Perhaps Whitman wanted to touch and be touched by what he saw.  But he couldn’t.  And he felt alone.  Patchen feels alone as well (as he writes in the comfort of the lonely woods of Big Sur, California).  What I find so interesting is that Patchen believed that by openly declaring that one wants to touch the other (in this or that poem, fiction, etc) one is forging a new kind of America, one that is more tactile and less visual.  But the fact of the matter is that all mysticism is based on a longing to not just see but to also be touched by the other.  Celan, like many mystics, was interested in “nearness.”   The poetic visualization that we see in Celan emphasizes the relational aspect of my relation to “you.”  He realizes – perhaps like Whitman in “Crossing the Brooklyn Ferry” – that one is alone in a crowd.  One cannot become “one” with the other; one can only be in distance or proximity in relation to the other.  There is a distance that can only temporarily be bridged through touch.
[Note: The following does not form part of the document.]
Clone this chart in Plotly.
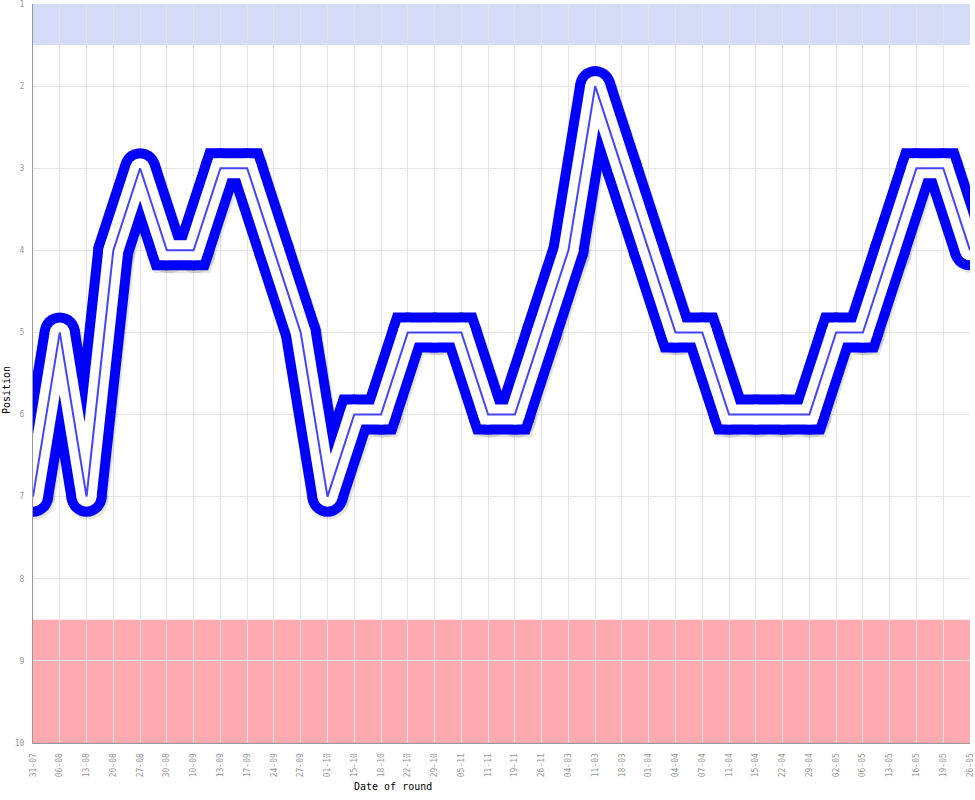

What’s the takeaway? Both Whitman and Celan evoke some interesting questions that need to be asked since, after all, all words are for you to read.  The best and most relevant poetry is about us: me and you. It is about the passion of relationality and trying to figure out where I am in relation to…you…and vice versa.

Shouldn’t America be a nation whose poetry and whose poets look to bring me close to you in a visual and tactile sense? Or have we given up on the mystical possibilities of poetic relation in favor of the sitcom or Reality TV show where all relation is staged from one controversy or screw up to another?  Has the passion of relation been turned into the love of sarcasm and the audacity of insult?  Isn’t the America Walt Whitman envisioned founded on the passion for the other and the desire to find what we hold in common?  Is that our America?  What is our, to play on Celan, our “midst”?

Perhaps Walt Whitman – in his longing to bridge the gap – was looking for an American form of midst-i-cism (and not a mysticism, in the traditional sense).  Perhaps America is about almost coming close in a visual and a tactile sense.  Perhaps that’s what lies between Patchen and Whitman.